Jewish culture developed in Poland for over eight hundred years before it was brutally destroyed by the Holocaust. The Jewish past in Poland has been overshadowed by images of the Auschwitz and by the atrocities committed there. But if one is to fully understand the Jewish past here one needs to place another set of images alongside these: the traces of memory that are to be found in the towns and villages where Jewish life once flourished.
This is not an historical exhibition in the conventional sense. The exhibition does not display old pre-war photographs; on the contrary what we are showing are contemporary photographs with the intention of showing what can be seen about the past. To put this exhibition together required the creative collaboration over twelve years between British photographer Chris Schwarz and British scholar Jonathan Webber. Working village by village and town by town, the material assembled offers a completely new way of looking at the Jewish past in Poland, the past that was left in ruins. The idea has been to try and piece together a picture of the relics of Jewish life and culture that can still be seen today, and to describe and interpret these traces in a manner that will be informative, accessible, and thought provoking.
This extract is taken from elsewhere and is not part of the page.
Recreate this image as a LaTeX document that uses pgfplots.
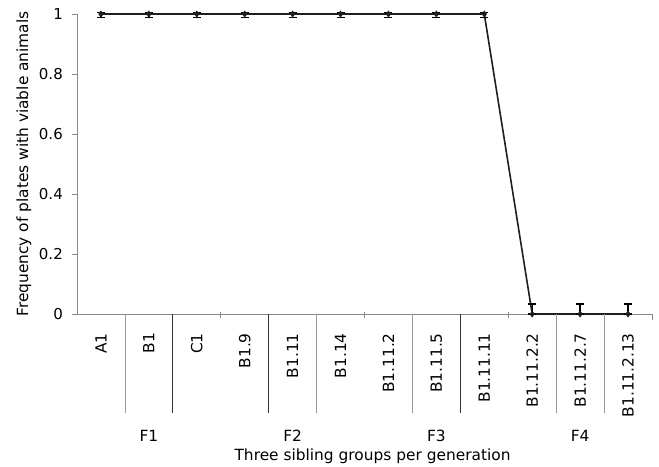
\documentclass[border=0pt]{standalone}
\usepackage{fontspec}
\setmainfont{DejaVu Sans}
\usepackage{pgfplots}
\usepackage{pgfplotstable}
\pgfplotsset{compat=1.18}
\newcommand\ff{\fontsize{15.4bp}{17bp}\selectfont}
\newcommand\ft{\fontsize{15bp}{17bp}\selectfont}
\definecolor{axgray}{HTML}{888888}
\definecolor{sepgray}{HTML}{9A9A9A}
\definecolor{sepdark}{HTML}{333333}
\pgfplotstableread{
x y ep em
0 1 0.005 0.012
1 1 0.005 0.012
2 1 0.005 0.012
3 1 0.005 0.012
4 1 0.005 0.012
5 1 0.005 0.012
6 1 0.005 0.012
7 1 0.005 0.012
8 1 0.005 0.012
9 0 0.034 0
10 0 0.034 0
11 0 0.034 0
}\data
\begin{document}
\begin{tikzpicture}
\useasboundingbox (-77bp,-153bp) rectangle (582bp,314bp);
\begin{axis}[
  at={(0,0)}, anchor=south west,
  scale only axis, width=575bp, height=300bp,
  xmin=-0.5, xmax=11.5, ymin=0, ymax=1,
  clip=false,
  axis x line=bottom, axis y line=left,
  axis line style={-, axgray, line width=0.8bp},
  xtick={0,...,11},
  xticklabels={A1,B1,C1,B1.9,B1.11,B1.14,B1.11.2,B1.11.5,B1.11.11,B1.11.2.2,B1.11.2.7,B1.11.2.13},
  xtick style={draw=none},
  x tick label style={rotate=90, anchor=east, inner sep=0pt, font=\ff},
  xticklabel shift=14bp,
  ytick={0,0.2,0.4,0.6,0.8,1},
  ytick style={axgray, line width=0.8bp},
  major tick length=5bp, tick align=outside,
  y tick label style={anchor=east, inner sep=0pt, font=\ft},
  yticklabel shift=9bp,
  /pgf/number format/assume math mode=true,
  xlabel={Three sibling groups per generation},
  ylabel={Frequency of plates with viable animals},
  every axis x label/.style={at={([yshift=-142bp]axis description cs:0.514,0)}, anchor=center, font=\ff},
  every axis y label/.style={at={([xshift=-53bp]axis description cs:0,0.5)}, anchor=center, rotate=90, font=\ff},
]
\addplot[color=black!88, line width=1.6bp, mark=diamond*, mark size=2.2bp,
  error bars/.cd, y dir=both, y explicit,
  error bar style={black, line width=1.4bp},
  error mark options={black, rotate=90, mark size=4bp, line width=1.4bp}]
  table[x=x, y=y, y error plus=ep, y error minus=em] {\data};
\draw[sepgray, line width=0.8bp] (axis cs:0.5,0) -- ([yshift=-99bp]axis cs:0.5,0);
\draw[sepdark, line width=0.8bp] (axis cs:1.5,0) -- ([yshift=-99bp]axis cs:1.5,0);
\draw[sepdark, line width=0.8bp] (axis cs:3.5,0) -- ([yshift=-99bp]axis cs:3.5,0);
\draw[sepgray, line width=0.8bp] (axis cs:4.5,0) -- ([yshift=-99bp]axis cs:4.5,0);
\draw[sepgray, line width=0.8bp] (axis cs:6.5,0) -- ([yshift=-99bp]axis cs:6.5,0);
\draw[sepdark, line width=0.8bp] (axis cs:7.5,0) -- ([yshift=-99bp]axis cs:7.5,0);
\draw[sepgray, line width=0.8bp] (axis cs:9.5,0) -- ([yshift=-99bp]axis cs:9.5,0);
\draw[sepgray, line width=0.8bp] (axis cs:10.5,0) -- ([yshift=-99bp]axis cs:10.5,0);
\draw[axgray, line width=0.8bp] ([yshift=2bp]axis cs:2.5,0) -- ([yshift=-4bp]axis cs:2.5,0);
\draw[axgray, line width=0.8bp] ([yshift=2bp]axis cs:5.5,0) -- ([yshift=-4bp]axis cs:5.5,0);
\draw[axgray, line width=0.8bp] ([yshift=2bp]axis cs:8.5,0) -- ([yshift=-4bp]axis cs:8.5,0);
\draw[axgray, line width=0.8bp] (axis cs:11.5,0) -- ([yshift=-6bp]axis cs:11.5,0);
\node[font=\ff] at ([yshift=-122bp]axis cs:1,0) {F1};
\node[font=\ff] at ([yshift=-122bp]axis cs:4,0) {F2};
\node[font=\ff] at ([yshift=-122bp]axis cs:7,0) {F3};
\node[font=\ff] at ([yshift=-122bp]axis cs:10,0) {F4};
\end{axis}
\end{tikzpicture}
\end{document}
The exhibition is divided into five sections, corresponding to different ways in which the subject can be approached: sadness in confronting ruins; interest in the original culture; horror at the process of destruction; and recognition of the efforts to preserve the traces of memory. We end with a section showing some of the people who are involved, in different ways, with recreating and preserving the memory of the Polish Jewish past.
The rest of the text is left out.